Supplied data ->
Begin
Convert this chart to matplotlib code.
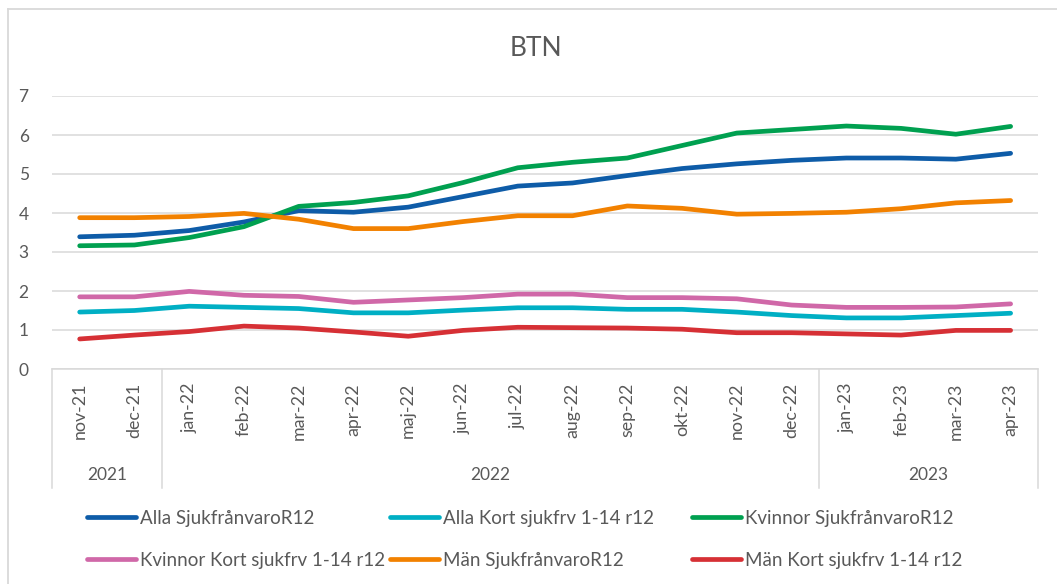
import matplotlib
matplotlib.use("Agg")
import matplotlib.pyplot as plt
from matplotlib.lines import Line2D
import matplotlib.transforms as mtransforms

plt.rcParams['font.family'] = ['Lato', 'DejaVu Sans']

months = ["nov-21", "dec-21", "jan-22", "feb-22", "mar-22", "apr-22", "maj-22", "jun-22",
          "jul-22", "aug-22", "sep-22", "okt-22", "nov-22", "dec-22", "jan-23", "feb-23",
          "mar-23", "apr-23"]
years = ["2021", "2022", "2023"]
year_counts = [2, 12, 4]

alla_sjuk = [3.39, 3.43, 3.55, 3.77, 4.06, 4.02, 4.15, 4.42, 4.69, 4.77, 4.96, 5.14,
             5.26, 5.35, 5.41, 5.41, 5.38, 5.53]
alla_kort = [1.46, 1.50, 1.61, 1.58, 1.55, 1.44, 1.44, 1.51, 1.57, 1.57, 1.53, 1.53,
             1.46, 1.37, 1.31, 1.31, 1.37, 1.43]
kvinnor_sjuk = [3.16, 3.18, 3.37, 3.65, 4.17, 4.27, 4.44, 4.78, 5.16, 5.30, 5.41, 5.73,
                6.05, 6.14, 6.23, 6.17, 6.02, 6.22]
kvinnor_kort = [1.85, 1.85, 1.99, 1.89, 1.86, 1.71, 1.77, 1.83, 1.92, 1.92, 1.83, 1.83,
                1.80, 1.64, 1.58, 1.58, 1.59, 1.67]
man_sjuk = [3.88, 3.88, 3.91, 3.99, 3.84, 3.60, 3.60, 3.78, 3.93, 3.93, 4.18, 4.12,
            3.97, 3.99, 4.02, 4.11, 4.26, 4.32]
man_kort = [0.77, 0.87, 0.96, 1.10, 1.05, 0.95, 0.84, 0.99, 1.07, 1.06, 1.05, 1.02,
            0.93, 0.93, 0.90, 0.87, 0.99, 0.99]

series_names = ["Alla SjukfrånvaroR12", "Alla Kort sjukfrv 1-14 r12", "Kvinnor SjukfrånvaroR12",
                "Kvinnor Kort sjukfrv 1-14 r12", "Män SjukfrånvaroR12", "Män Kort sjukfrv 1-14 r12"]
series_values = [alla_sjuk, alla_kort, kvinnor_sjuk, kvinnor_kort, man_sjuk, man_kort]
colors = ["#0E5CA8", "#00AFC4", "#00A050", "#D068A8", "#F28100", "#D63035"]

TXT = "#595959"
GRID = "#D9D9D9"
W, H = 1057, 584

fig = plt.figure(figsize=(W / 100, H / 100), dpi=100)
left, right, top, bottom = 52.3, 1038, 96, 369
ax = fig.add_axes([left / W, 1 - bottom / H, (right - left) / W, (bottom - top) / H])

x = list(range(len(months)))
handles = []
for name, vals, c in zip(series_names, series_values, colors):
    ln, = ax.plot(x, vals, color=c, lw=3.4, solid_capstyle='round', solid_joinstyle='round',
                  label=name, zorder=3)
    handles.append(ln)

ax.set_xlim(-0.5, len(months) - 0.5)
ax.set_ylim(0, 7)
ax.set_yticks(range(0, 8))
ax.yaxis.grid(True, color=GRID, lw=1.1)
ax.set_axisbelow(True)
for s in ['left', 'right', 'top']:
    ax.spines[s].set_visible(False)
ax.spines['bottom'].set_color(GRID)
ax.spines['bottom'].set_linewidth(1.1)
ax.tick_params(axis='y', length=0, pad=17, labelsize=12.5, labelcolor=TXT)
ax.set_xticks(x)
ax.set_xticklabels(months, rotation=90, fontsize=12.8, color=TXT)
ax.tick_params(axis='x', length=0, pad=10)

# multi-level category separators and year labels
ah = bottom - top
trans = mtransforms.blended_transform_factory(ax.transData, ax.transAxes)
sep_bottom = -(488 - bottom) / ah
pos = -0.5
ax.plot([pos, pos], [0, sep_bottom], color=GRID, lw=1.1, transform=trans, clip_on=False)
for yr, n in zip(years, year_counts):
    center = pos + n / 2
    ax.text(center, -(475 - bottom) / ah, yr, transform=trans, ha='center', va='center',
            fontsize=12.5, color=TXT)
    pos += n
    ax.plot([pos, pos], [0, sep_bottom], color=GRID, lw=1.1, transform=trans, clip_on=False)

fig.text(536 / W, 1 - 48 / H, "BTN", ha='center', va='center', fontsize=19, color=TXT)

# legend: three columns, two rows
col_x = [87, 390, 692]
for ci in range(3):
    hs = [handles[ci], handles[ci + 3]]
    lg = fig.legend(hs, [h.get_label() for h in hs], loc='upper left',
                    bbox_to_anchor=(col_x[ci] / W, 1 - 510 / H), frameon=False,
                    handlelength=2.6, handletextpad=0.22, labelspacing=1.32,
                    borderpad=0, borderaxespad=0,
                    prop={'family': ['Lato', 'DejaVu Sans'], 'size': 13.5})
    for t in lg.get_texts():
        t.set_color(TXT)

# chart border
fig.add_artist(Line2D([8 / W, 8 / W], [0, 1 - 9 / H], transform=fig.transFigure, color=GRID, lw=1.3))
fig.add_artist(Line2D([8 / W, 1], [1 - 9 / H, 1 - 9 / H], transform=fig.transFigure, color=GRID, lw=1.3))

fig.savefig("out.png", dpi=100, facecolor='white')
End
What the task requires ->
Repeat only the lines from the beginning of the material through the line containing "plt.rcParams['font.family'] = ['Lato', 'DejaVu", both ends kept, leaving pictures out.

Answer to the task ->
Convert this chart to matplotlib code.
import matplotlib
matplotlib.use("Agg")
import matplotlib.pyplot as plt
from matplotlib.lines import Line2D
import matplotlib.transforms as mtransforms

plt.rcParams['font.family'] = ['Lato', 'DejaVu Sans']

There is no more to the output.